Luca Staccioli’s multidisciplinary practice is research-based and process-oriented, merging sculptures, photos, videos, sounds, drawings, and collages.
Staccioli’s hybrid works investigate the sculptural and pictorial dimension of the everyday, observing how familiar, decorative and ubiquitous images, as well as everyday functional objects, are implicated in the entanglement of economic efficiency and consumption, value production and precarity, and in the domestication of landscape, body and subjectivities — both human and non-human.
Staccioli divorces from their original context elements such as toilet papers, stereotyped images of flowers, office chairs wheels, bells, knobs and handles, fixings, frame clips, shopping carts and other objecthoods drawn from consumerism, domesticity and urban environments. They are studied in their materiality and in their relation to bodies, architecture and landscape. His practice stems from the investigation of the post-functional life of things to deconstruct the boundaries of existing categories.
Staccioli’s work tries to materialise the invisible negotiations that happen daily between bodies and their architectural surroundings.
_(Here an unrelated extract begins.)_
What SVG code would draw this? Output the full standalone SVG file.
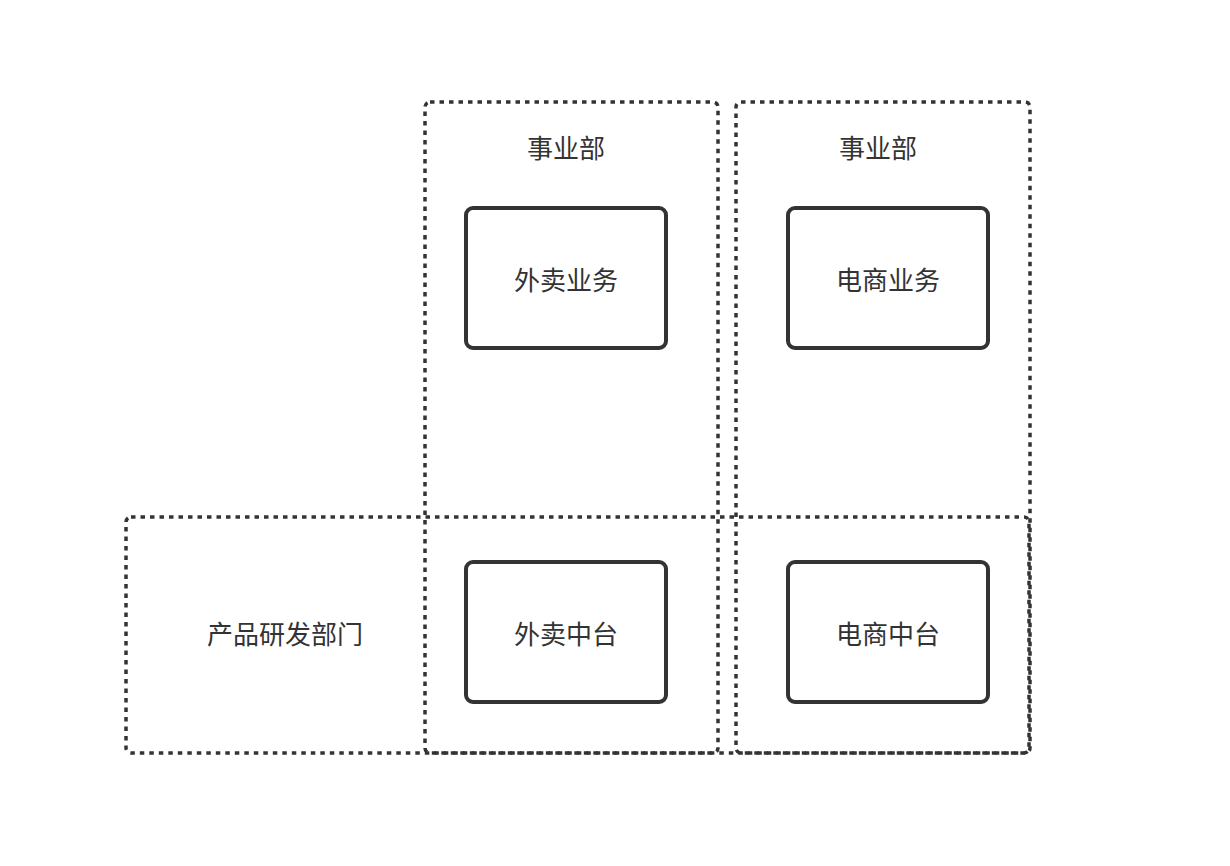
<svg xmlns="http://www.w3.org/2000/svg" width="1230" height="866" viewBox="0 0 1230 866">
<style>
.grp{fill:none;stroke:#333;stroke-width:3.5;stroke-dasharray:4.5 5;}
.node{fill:#fff;stroke:#333;stroke-width:4;}
text{font-family:"Noto Sans CJK SC","Noto Sans",sans-serif;font-size:26px;fill:#333;text-anchor:middle;dominant-baseline:central;}
</style>
<rect width="1230" height="866" fill="#fff"/>
<g id="groups">
<g id="dept-waimai"><rect class="grp" x="425" y="102" width="293" height="651" rx="5"/><text x="566" y="146">事业部</text></g>
<g id="dept-dianshang"><rect class="grp" x="736" y="102" width="294" height="651" rx="5"/><text x="878" y="146">事业部</text></g>
<g id="dept-rd"><rect class="grp" x="126" y="517" width="903" height="236" rx="5"/><text x="285" y="632">产品研发部门</text></g>
</g>
<g id="n-waimai-biz"><rect class="node" x="466" y="208" width="200" height="140" rx="7"/><text x="566" y="278">外卖业务</text></g>
<g id="n-ds-biz"><rect class="node" x="788" y="208" width="200" height="140" rx="7"/><text x="888" y="278">电商业务</text></g>
<g id="n-waimai-mid"><rect class="node" x="466" y="562" width="200" height="140" rx="7"/><text x="566" y="632">外卖中台</text></g>
<g id="n-ds-mid"><rect class="node" x="788" y="562" width="200" height="140" rx="7"/><text x="888" y="632">电商中台</text></g>
<g id="connectors"></g>
</svg>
It examines how daily objects can act as active witnesses of routine, time, embodying power structures, affective memories, forms of labour that are continuous and internalised. It defuses imposed performativity, exploring the negation of usability as a form of protest.
In his visual grammar, Staccioli de-functionalizes images, objects, consumer products and tech items: he uses them either as found objects, or focuses on their shapes, reproducing and multiplying them; he transforms them by altering their scale and materials, or by means of stratification and juxtaposition. He gives space to traces of time, weariness and errors. He employs those elements as matrices to generate new forms and constellations of meanings and residual ecologies.
This processuality, based on conceptual deconstruction and nonlinear re-composition, is meant as a political act of re-imagination and decolonization of everyday life.